*Excerpted records*:

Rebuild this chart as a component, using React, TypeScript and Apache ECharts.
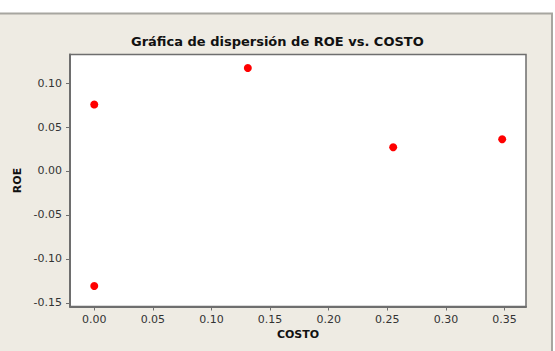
import React, { useEffect, useRef } from "react";
import * as echarts from "echarts";

const costo = [0.0, 0.0, 0.131, 0.255, 0.348];
const roe = [0.0755, -0.1307, 0.117, 0.027, 0.036];
const xTicks = [0, 0.05, 0.1, 0.15, 0.2, 0.25, 0.3, 0.35];
const yTicks = [-0.15, -0.1, -0.05, 0, 0.05, 0.1];
const titleText = "Gráfica de dispersión de ROE vs. COSTO";
const xName = "COSTO";
const yName = "ROE";

export default function App() {
  const ref = useRef<HTMLDivElement>(null);
  useEffect(() => {
    if (!ref.current) return;
    const chart = echarts.init(ref.current, undefined, { renderer: "svg" });
    const font = "DejaVu Sans";
    chart.setOption({
      animation: false,
      backgroundColor: "#ffffff",
      graphic: [
        {
          type: "rect",
          z: -10,
          silent: true,
          shape: { x: -3, y: 13.5, width: 555, height: 345 },
          style: { fill: "#eeebe3", stroke: "#a7a6a0", lineWidth: 2 },
        },
      ],
      title: {
        text: titleText,
        left: 126,
        top: 30,
        textStyle: { fontFamily: font, fontSize: 13, fontWeight: "bold", color: "#111" },
      },
      grid: {
        left: 70,
        top: 54.5,
        right: 29,
        bottom: 44.5,
        show: true,
        backgroundColor: "#ffffff",
        borderColor: "#6e6e6e",
        borderWidth: 1.5,
      },
      xAxis: {
        type: "value",
        min: -0.0207,
        max: 0.3683,
        name: xName,
        nameLocation: "middle",
        nameGap: 22,
        nameTextStyle: { fontFamily: font, fontSize: 11, fontWeight: "bold", color: "#111" },
        axisLine: { show: true, onZero: false, lineStyle: { color: "#6e6e6e", width: 2 } },
        axisTick: { show: true, length: 4, customValues: xTicks, lineStyle: { color: "#6e6e6e" } },
        axisLabel: {
          customValues: xTicks,
          fontFamily: font,
          fontSize: 11,
          color: "#333",
          margin: 7,
          formatter: (v: number) => v.toFixed(2),
        },
        splitLine: { show: false },
      },
      yAxis: {
        type: "value",
        min: -0.154,
        max: 0.1324,
        name: yName,
        nameLocation: "middle",
        nameGap: 47,
        nameRotate: 90,
        nameTextStyle: { fontFamily: font, fontSize: 11, fontWeight: "bold", color: "#111" },
        axisLine: { show: true, onZero: false, lineStyle: { color: "#6e6e6e", width: 2 } },
        axisTick: { show: true, length: 4, customValues: yTicks, lineStyle: { color: "#6e6e6e" } },
        axisLabel: {
          customValues: yTicks,
          fontFamily: font,
          fontSize: 11,
          color: "#333",
          margin: 8,
          formatter: (v: number) => v.toFixed(2),
        },
        splitLine: { show: false },
      },
      series: [
        {
          type: "scatter",
          symbol: "circle",
          symbolSize: 8,
          itemStyle: { color: "#ff0000", opacity: 1 },
          data: costo.map((c, i) => [c, roe[i]]),
        },
      ],
    });
    return () => chart.dispose();
  }, []);
  return (
    <div
      ref={ref}
      style={{ position: "fixed", left: 0, top: 0, width: 555, height: 351 }}
    />
  );
}
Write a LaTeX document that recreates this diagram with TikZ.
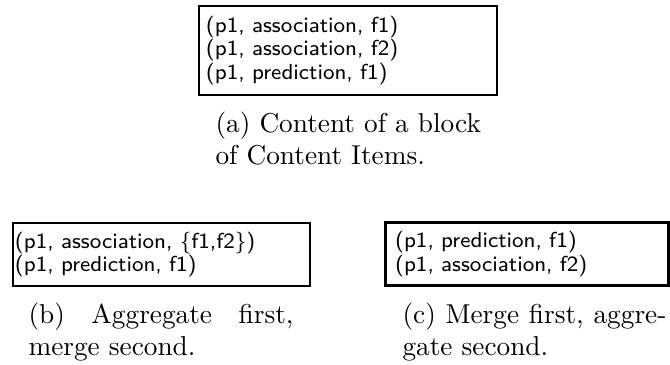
\documentclass[tikz,border=0pt]{standalone}
\usepackage{amsmath}
\usepackage{tikz}
\tikzset{
    itembox/.style={draw, line width=1.1pt, inner ysep=0pt,
    	align=left, font=\fontsize{8.2}{8.8}\selectfont\sffamily}
}
\tikzset{
    subcap/.style={inner sep=0pt, anchor=north west, align=justify,
    	font=\fontsize{10.3}{12}\selectfont}
}

\begin{document}
\begin{tikzpicture}[x=0.3774pt, y=-0.3774pt]
  \useasboundingbox (0, 0) rectangle (670, 365);

  \node (blocka) [itembox, inner xsep=2.64pt, text width=107.2pt,
    minimum height=33.6pt] at (348, 50.5)
    {(p1, association, f1)\\(p1, association, f2)\\(p1, prediction, f1)};
  \node (capa) [subcap, text width=110pt, align=left] at (215, 112)
    {(a) Content of a block\\of Content Items.};

  \node (blockb) [itembox, inner xsep=0.75pt, text width=110.6pt,
    minimum height=23.8pt] at (161.5, 254.5)
    {(p1, association, \{f1,f2\})\\(p1, prediction, f1)};
  \node (capb) [subcap, text width=100pt] at (28, 303)
    {(b) Aggregate first,\linebreak merge second.};

  \node (blockc) [itembox, inner xsep=3.77pt, text width=99.4pt,
    minimum height=23.8pt] at (526.75, 254)
    {(p1, prediction, f1)\\(p1, association, f2)};
  \node (capc) [subcap, text width=99.6pt] at (402, 303)
    {(c) Merge first, aggre-\linebreak gate second.};
\end{tikzpicture}
\end{document}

*Problem requirements*: Repeat each entry exactly as it appears; skip any picture.

*Reply to the exercise*:
Rebuild this chart as a component, using React, TypeScript and Apache ECharts.
import React, { useEffect, useRef } from "react";
import * as echarts from "echarts";

const costo = [0.0, 0.0, 0.131, 0.255, 0.348];
const roe = [0.0755, -0.1307, 0.117, 0.027, 0.036];
const xTicks = [0, 0.05, 0.1, 0.15, 0.2, 0.25, 0.3, 0.35];
const yTicks = [-0.15, -0.1, -0.05, 0, 0.05, 0.1];
const titleText = "Gráfica de dispersión de ROE vs. COSTO";
const xName = "COSTO";
const yName = "ROE";

export default function App() {
  const ref = useRef<HTMLDivElement>(null);
  useEffect(() => {
    if (!ref.current) return;
    const chart = echarts.init(ref.current, undefined, { renderer: "svg" });
    const font = "DejaVu Sans";
    chart.setOption({
      animation: false,
      backgroundColor: "#ffffff",
      graphic: [
        {
          type: "rect",
          z: -10,
          silent: true,
          shape: { x: -3, y: 13.5, width: 555, height: 345 },
          style: { fill: "#eeebe3", stroke: "#a7a6a0", lineWidth: 2 },
        },
      ],
      title: {
        text: titleText,
        left: 126,
        top: 30,
        textStyle: { fontFamily: font, fontSize: 13, fontWeight: "bold", color: "#111" },
      },
      grid: {
        left: 70,
        top: 54.5,
        right: 29,
        bottom: 44.5,
        show: true,
        backgroundColor: "#ffffff",
        borderColor: "#6e6e6e",
        borderWidth: 1.5,
      },
      xAxis: {
        type: "value",
        min: -0.0207,
        max: 0.3683,
        name: xName,
        nameLocation: "middle",
        nameGap: 22,
        nameTextStyle: { fontFamily: font, fontSize: 11, fontWeight: "bold", color: "#111" },
        axisLine: { show: true, onZero: false, lineStyle: { color: "#6e6e6e", width: 2 } },
        axisTick: { show: true, length: 4, customValues: xTicks, lineStyle: { color: "#6e6e6e" } },
        axisLabel: {
          customValues: xTicks,
          fontFamily: font,
          fontSize: 11,
          color: "#333",
          margin: 7,
          formatter: (v: number) => v.toFixed(2),
        },
        splitLine: { show: false },
      },
      yAxis: {
        type: "value",
        min: -0.154,
        max: 0.1324,
        name: yName,
        nameLocation: "middle",
        nameGap: 47,
        nameRotate: 90,
        nameTextStyle: { fontFamily: font, fontSize: 11, fontWeight: "bold", color: "#111" },
        axisLine: { show: true, onZero: false, lineStyle: { color: "#6e6e6e", width: 2 } },
        axisTick: { show: true, length: 4, customValues: yTicks, lineStyle: { color: "#6e6e6e" } },
        axisLabel: {
          customValues: yTicks,
          fontFamily: font,
          fontSize: 11,
          color: "#333",
          margin: 8,
          formatter: (v: number) => v.toFixed(2),
        },
        splitLine: { show: false },
      },
      series: [
        {
          type: "scatter",
          symbol: "circle",
          symbolSize: 8,
          itemStyle: { color: "#ff0000", opacity: 1 },
          data: costo.map((c, i) => [c, roe[i]]),
        },
      ],
    });
    return () => chart.dispose();
  }, []);
  return (
    <div
      ref={ref}
      style={{ position: "fixed", left: 0, top: 0, width: 555, height: 351 }}
    />
  );
}
Write a LaTeX document that recreates this diagram with TikZ.
\documentclass[tikz,border=0pt]{standalone}
\usepackage{amsmath}
\usepackage{tikz}
\tikzset{
    itembox/.style={draw, line width=1.1pt, inner ysep=0pt,
    	align=left, font=\fontsize{8.2}{8.8}\selectfont\sffamily}
}
\tikzset{
    subcap/.style={inner sep=0pt, anchor=north west, align=justify,
    	font=\fontsize{10.3}{12}\selectfont}
}

\begin{document}
\begin{tikzpicture}[x=0.3774pt, y=-0.3774pt]
  \useasboundingbox (0, 0) rectangle (670, 365);

  \node (blocka) [itembox, inner xsep=2.64pt, text width=107.2pt,
    minimum height=33.6pt] at (348, 50.5)
    {(p1, association, f1)\\(p1, association, f2)\\(p1, prediction, f1)};
  \node (capa) [subcap, text width=110pt, align=left] at (215, 112)
    {(a) Content of a block\\of Content Items.};

  \node (blockb) [itembox, inner xsep=0.75pt, text width=110.6pt,
    minimum height=23.8pt] at (161.5, 254.5)
    {(p1, association, \{f1,f2\})\\(p1, prediction, f1)};
  \node (capb) [subcap, text width=100pt] at (28, 303)
    {(b) Aggregate first,\linebreak merge second.};

  \node (blockc) [itembox, inner xsep=3.77pt, text width=99.4pt,
    minimum height=23.8pt] at (526.75, 254)
    {(p1, prediction, f1)\\(p1, association, f2)};
  \node (capc) [subcap, text width=99.6pt] at (402, 303)
    {(c) Merge first, aggre-\linebreak gate second.};
\end{tikzpicture}
\end{document}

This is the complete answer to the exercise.